(Code that draws figures)
--
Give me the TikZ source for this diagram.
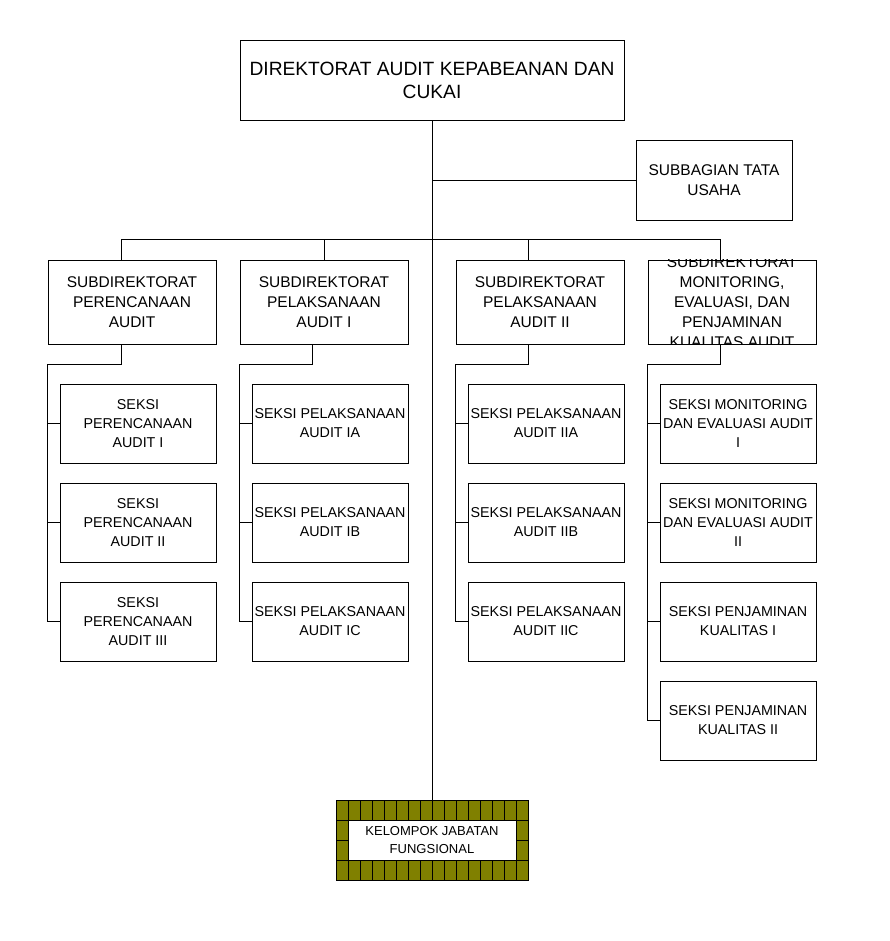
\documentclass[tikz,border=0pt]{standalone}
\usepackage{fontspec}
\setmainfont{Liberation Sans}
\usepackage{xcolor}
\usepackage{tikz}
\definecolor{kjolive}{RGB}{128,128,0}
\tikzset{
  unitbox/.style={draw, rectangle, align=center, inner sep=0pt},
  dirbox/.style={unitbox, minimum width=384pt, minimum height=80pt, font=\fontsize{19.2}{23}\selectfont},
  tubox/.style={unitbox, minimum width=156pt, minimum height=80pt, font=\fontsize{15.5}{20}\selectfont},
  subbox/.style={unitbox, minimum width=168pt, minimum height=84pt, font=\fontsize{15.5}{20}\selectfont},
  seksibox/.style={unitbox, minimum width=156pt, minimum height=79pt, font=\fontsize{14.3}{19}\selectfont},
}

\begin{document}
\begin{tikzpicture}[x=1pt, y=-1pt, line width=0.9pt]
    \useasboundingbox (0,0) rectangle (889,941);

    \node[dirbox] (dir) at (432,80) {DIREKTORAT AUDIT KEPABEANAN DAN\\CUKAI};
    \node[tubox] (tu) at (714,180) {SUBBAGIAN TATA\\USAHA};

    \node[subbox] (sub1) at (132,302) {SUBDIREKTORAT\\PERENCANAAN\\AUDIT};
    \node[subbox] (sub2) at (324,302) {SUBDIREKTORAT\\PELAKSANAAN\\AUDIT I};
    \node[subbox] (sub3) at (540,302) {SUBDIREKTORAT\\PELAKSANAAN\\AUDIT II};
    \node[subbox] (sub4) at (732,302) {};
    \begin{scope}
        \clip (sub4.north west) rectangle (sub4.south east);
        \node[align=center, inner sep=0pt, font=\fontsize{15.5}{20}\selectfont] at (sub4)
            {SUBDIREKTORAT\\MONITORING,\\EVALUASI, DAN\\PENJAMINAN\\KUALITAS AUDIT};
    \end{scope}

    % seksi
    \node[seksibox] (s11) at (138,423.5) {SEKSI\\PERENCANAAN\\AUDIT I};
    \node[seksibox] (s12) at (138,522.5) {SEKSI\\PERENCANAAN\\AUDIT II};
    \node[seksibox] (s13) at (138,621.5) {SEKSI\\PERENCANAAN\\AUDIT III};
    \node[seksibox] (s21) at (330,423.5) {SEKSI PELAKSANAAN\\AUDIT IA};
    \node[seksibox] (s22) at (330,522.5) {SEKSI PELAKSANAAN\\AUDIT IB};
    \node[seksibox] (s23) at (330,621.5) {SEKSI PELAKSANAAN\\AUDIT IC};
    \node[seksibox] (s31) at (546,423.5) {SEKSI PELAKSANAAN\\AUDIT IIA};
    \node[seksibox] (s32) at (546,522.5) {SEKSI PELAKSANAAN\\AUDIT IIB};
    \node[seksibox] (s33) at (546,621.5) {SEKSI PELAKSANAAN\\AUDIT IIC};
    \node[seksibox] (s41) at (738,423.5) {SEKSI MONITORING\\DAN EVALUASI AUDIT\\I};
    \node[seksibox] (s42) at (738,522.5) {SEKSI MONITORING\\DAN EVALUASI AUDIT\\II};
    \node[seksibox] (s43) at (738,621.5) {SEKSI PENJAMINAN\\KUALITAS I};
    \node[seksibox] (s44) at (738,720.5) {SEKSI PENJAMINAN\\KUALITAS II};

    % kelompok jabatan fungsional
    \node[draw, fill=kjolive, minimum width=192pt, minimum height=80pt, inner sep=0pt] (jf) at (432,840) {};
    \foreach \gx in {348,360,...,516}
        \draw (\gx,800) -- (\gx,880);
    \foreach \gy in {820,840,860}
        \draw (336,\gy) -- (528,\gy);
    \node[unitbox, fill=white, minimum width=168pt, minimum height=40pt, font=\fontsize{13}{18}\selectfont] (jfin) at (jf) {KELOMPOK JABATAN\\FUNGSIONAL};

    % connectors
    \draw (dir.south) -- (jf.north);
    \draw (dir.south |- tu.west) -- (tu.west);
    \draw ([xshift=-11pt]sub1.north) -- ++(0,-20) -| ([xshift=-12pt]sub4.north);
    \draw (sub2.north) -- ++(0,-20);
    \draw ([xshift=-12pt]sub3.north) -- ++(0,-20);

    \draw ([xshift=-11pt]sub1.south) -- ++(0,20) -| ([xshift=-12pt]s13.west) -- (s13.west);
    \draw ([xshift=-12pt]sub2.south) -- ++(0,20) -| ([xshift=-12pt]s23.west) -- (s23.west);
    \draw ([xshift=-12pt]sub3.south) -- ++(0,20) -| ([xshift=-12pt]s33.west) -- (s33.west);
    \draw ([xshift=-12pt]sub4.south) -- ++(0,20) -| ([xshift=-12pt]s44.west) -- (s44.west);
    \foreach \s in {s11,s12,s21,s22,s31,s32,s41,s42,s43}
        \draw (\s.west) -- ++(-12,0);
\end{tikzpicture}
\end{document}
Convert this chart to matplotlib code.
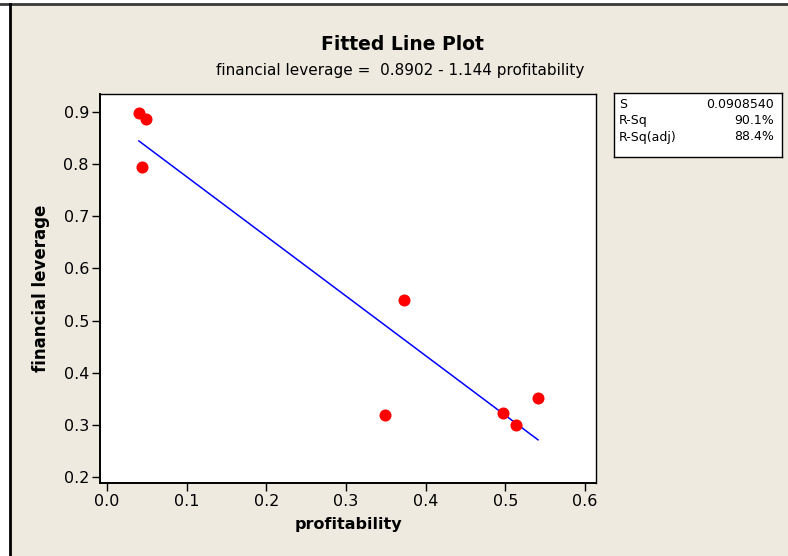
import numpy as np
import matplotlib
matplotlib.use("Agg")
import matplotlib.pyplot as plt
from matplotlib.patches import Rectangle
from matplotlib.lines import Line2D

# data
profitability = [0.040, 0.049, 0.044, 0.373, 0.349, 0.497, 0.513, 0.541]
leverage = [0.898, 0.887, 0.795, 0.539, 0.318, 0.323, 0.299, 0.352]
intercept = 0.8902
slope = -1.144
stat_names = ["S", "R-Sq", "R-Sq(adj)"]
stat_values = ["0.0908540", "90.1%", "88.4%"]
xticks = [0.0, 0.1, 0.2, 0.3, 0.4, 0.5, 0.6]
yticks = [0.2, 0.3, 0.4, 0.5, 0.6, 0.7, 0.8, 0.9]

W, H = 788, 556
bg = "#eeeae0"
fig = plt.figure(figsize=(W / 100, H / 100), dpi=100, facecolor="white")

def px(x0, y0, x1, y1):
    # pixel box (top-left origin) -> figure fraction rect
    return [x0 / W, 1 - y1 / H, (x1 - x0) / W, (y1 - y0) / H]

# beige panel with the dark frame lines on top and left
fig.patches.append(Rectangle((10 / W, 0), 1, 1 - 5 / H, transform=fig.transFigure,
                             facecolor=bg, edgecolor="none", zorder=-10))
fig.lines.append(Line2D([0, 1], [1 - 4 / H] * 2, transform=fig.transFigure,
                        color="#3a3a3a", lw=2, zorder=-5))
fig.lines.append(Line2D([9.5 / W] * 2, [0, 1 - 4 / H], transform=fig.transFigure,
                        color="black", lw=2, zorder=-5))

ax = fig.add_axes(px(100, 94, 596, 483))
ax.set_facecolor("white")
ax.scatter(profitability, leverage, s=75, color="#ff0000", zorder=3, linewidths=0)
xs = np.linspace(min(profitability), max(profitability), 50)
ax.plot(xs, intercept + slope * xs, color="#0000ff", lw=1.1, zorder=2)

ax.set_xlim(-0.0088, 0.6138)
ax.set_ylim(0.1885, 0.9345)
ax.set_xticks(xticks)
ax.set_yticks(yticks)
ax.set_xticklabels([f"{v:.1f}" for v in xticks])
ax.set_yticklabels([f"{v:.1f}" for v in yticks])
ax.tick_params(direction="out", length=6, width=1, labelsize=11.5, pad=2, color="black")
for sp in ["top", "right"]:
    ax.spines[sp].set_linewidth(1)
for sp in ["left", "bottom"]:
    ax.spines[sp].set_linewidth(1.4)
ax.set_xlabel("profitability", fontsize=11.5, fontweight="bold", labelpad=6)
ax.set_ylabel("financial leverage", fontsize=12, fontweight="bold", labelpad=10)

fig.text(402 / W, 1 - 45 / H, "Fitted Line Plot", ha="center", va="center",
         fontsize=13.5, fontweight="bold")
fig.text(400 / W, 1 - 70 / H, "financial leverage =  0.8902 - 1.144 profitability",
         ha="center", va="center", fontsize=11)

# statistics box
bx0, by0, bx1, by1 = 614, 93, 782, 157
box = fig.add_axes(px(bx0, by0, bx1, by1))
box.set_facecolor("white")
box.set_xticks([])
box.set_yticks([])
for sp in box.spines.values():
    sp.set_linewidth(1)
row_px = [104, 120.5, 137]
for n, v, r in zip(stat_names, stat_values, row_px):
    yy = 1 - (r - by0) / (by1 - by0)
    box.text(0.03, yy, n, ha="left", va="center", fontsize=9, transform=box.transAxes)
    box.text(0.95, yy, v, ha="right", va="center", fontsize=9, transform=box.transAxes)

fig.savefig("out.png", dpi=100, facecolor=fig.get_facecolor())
--
- **What is being asked**: In the records above, how many lines contain the word "this"? Give the number alone.

- **Full solution**: 2